Taoyuan Municipal Nankan Senior High School (NKSH; 桃園市立南崁高級中等學校) is a high school in Luzhu District, Taoyuan City, Taiwan.

==History==
The school was established in 1924, under the name of Nankan Enterprise Auxiliary School during Japan's annexation. It is located in Wufu village, next to Wufu Temple, the 3rd grade historic site in Luchu Township. It originally was a two-year school, enrolled students graduating from Nankan, Kengzih and Luchu Elementary Schools. Eleven years later, it was reorganized into Hsinchu County Nankan Agricultural Specialized School in 1935.

In 1945, Taiwan was handed over from Japan to the Republic of China. Accordingly, the school had its name changed to be Hsinchu County Taoyuan Area Luchu Middle Agricultural Auxiliary School. In 1948, the school was renamed as Luchu Township Nankan Middle Vocational Auxiliary School. In 1951, the school was reorganized into Taoyuan County Nankan Middle Vocational School. The school was named Nankan Junior Middle School soon after junior high education started in 1959. The compulsory education program for primary and junior high school students was implemented in 1968, the school was thereby renamed Nankan Junior High School.
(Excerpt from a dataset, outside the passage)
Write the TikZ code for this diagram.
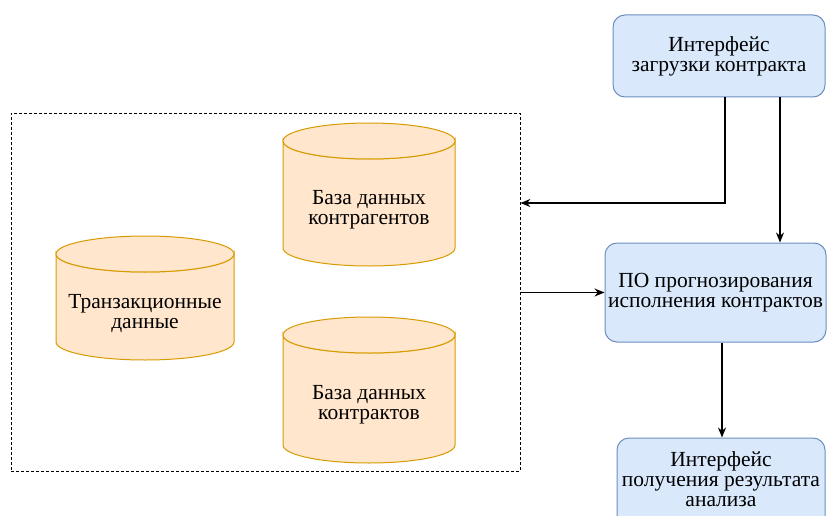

In 2000, the school founded a senior high department, enrolled six classes of grade 10 and expanded the campus to Nankan Elementary School. The school was reformed into a senior high school and its name was further renamed Taoyuan County Nankan Middle School. The following year, in 2001, the school was given orders to rename as Taoyuan County Nankan High School.

After the upgrade of Taoyuan County to city-status, the school was renamed to Taoyuan Municipal Nankan Senior High School.

Today, there are 58 junior high classes and 33 senior high classes in this school and the number of the alumni and alumnae is more than twenty thousand. This is one of the oldest middle schools in Taoyuan City.